[Records for the task]
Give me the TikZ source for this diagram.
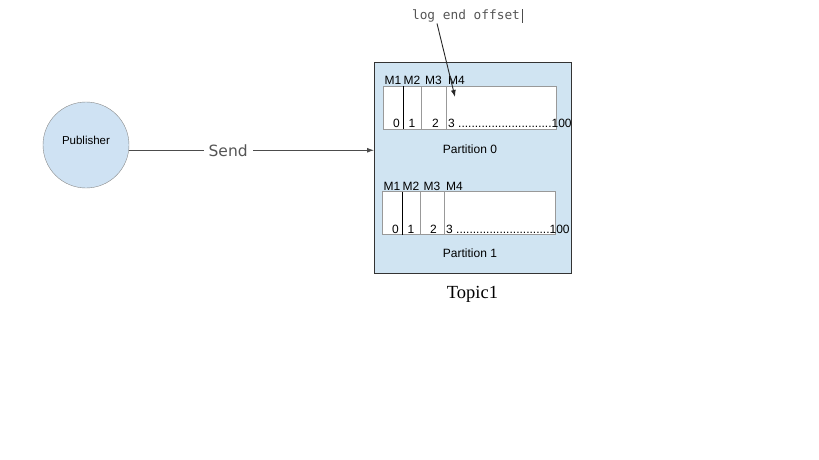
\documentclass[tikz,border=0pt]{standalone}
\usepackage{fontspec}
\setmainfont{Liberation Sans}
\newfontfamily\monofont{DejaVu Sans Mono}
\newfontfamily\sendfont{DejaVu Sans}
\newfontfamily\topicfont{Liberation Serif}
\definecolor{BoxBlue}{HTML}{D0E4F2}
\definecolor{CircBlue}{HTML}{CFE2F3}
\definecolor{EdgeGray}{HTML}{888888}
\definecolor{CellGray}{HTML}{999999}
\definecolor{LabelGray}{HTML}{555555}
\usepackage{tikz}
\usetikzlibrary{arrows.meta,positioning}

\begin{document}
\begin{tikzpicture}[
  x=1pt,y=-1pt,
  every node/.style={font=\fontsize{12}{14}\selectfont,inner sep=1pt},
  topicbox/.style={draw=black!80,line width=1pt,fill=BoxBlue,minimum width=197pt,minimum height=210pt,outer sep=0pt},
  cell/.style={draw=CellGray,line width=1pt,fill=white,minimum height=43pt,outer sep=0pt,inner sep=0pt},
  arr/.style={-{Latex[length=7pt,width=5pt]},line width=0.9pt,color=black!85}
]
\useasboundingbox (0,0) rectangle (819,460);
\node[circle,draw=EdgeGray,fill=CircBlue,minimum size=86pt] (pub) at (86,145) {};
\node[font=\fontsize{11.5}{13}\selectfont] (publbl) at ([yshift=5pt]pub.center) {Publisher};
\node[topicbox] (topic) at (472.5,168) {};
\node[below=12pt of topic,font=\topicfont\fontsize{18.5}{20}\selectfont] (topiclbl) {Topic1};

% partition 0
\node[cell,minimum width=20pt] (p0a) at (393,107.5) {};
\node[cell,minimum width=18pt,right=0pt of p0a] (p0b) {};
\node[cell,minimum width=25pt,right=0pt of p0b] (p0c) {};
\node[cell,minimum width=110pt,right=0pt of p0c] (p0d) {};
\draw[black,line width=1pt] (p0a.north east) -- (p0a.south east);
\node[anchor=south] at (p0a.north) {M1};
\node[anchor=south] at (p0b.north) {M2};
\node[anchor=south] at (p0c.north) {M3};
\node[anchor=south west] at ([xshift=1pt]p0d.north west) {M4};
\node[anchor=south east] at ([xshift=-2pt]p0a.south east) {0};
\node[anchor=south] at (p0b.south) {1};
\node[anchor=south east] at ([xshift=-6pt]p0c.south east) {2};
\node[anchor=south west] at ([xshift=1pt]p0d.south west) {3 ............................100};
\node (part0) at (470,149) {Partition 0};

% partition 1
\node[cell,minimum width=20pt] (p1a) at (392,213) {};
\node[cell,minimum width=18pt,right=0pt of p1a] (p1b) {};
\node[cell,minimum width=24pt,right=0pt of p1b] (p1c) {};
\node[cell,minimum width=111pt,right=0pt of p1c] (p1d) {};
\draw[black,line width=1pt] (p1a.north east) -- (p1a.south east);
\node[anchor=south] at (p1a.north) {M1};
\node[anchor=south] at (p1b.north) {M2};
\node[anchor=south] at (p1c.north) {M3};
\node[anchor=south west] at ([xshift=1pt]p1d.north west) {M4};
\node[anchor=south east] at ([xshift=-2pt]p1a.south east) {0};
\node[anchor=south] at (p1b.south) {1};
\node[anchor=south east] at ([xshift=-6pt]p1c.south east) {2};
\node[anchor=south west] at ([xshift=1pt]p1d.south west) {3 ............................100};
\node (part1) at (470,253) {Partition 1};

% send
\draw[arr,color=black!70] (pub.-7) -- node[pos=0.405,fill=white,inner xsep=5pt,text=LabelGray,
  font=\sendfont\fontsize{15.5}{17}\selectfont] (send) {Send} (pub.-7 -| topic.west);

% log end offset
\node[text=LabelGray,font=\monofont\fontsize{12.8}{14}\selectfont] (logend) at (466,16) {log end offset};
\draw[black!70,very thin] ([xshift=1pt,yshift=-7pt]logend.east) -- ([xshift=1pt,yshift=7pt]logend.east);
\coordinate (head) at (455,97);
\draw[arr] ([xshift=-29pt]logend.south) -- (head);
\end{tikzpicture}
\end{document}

...

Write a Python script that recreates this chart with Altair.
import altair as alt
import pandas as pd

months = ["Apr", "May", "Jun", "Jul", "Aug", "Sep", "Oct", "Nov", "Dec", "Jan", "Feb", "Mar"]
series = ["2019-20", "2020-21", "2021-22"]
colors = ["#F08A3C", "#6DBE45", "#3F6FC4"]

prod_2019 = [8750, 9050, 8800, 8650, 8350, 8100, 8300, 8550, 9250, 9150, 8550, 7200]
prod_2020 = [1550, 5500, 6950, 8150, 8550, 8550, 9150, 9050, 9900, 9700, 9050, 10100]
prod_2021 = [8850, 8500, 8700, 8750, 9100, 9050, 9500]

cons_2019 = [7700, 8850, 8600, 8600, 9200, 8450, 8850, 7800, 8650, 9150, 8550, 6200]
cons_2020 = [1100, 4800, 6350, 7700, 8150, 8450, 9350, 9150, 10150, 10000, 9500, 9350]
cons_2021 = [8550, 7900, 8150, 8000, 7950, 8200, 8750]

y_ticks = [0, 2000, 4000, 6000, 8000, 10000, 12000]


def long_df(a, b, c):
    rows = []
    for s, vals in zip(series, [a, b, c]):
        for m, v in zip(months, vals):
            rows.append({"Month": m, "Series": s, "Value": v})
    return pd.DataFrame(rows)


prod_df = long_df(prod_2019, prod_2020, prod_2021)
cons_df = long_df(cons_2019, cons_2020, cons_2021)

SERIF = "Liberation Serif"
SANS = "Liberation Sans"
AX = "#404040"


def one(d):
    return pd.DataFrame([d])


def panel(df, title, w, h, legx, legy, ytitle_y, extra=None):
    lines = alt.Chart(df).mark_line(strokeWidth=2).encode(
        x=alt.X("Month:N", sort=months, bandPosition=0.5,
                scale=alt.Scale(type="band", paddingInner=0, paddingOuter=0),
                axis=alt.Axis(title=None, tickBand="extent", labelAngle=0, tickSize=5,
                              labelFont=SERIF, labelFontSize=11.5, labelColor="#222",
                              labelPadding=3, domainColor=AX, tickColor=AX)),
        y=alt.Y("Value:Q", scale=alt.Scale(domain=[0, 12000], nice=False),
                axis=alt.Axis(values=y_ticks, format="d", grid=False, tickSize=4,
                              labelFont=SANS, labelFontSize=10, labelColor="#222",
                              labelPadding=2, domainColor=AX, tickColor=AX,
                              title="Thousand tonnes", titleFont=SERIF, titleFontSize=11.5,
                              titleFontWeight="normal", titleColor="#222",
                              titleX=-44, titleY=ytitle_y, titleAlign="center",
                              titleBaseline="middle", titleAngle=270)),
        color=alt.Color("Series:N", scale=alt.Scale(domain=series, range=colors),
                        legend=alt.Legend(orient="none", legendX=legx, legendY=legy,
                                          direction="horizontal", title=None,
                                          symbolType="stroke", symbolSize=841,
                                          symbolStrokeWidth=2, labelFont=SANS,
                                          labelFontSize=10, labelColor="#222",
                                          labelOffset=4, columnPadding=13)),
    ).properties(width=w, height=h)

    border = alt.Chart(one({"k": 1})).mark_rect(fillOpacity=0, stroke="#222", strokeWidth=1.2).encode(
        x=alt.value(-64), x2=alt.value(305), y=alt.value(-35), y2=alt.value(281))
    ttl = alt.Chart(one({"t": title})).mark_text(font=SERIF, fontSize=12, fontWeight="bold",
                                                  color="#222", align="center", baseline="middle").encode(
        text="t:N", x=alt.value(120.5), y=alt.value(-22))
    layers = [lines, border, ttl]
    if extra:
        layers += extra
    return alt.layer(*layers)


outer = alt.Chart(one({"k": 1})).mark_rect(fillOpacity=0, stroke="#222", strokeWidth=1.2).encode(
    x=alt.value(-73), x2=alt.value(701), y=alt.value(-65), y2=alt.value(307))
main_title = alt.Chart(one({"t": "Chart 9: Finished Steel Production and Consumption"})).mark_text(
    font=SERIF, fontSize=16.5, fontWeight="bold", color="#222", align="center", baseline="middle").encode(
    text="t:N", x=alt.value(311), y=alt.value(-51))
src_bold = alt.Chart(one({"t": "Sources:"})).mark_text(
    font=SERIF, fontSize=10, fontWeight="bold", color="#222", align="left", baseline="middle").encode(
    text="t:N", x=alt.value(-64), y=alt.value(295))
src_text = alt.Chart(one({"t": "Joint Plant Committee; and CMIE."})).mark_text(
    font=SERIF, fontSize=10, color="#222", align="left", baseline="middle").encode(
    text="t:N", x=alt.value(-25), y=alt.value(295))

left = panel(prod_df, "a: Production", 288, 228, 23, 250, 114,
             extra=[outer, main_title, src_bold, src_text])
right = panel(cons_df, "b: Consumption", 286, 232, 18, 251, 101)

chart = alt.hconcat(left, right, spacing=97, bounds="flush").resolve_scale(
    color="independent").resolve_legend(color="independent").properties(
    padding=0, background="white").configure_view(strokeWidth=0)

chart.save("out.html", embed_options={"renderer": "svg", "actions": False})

[Challenge] Collect the lines of the data that carry the word "this".

[Right answer]
Give me the TikZ source for this diagram.
Write a Python script that recreates this chart with Altair.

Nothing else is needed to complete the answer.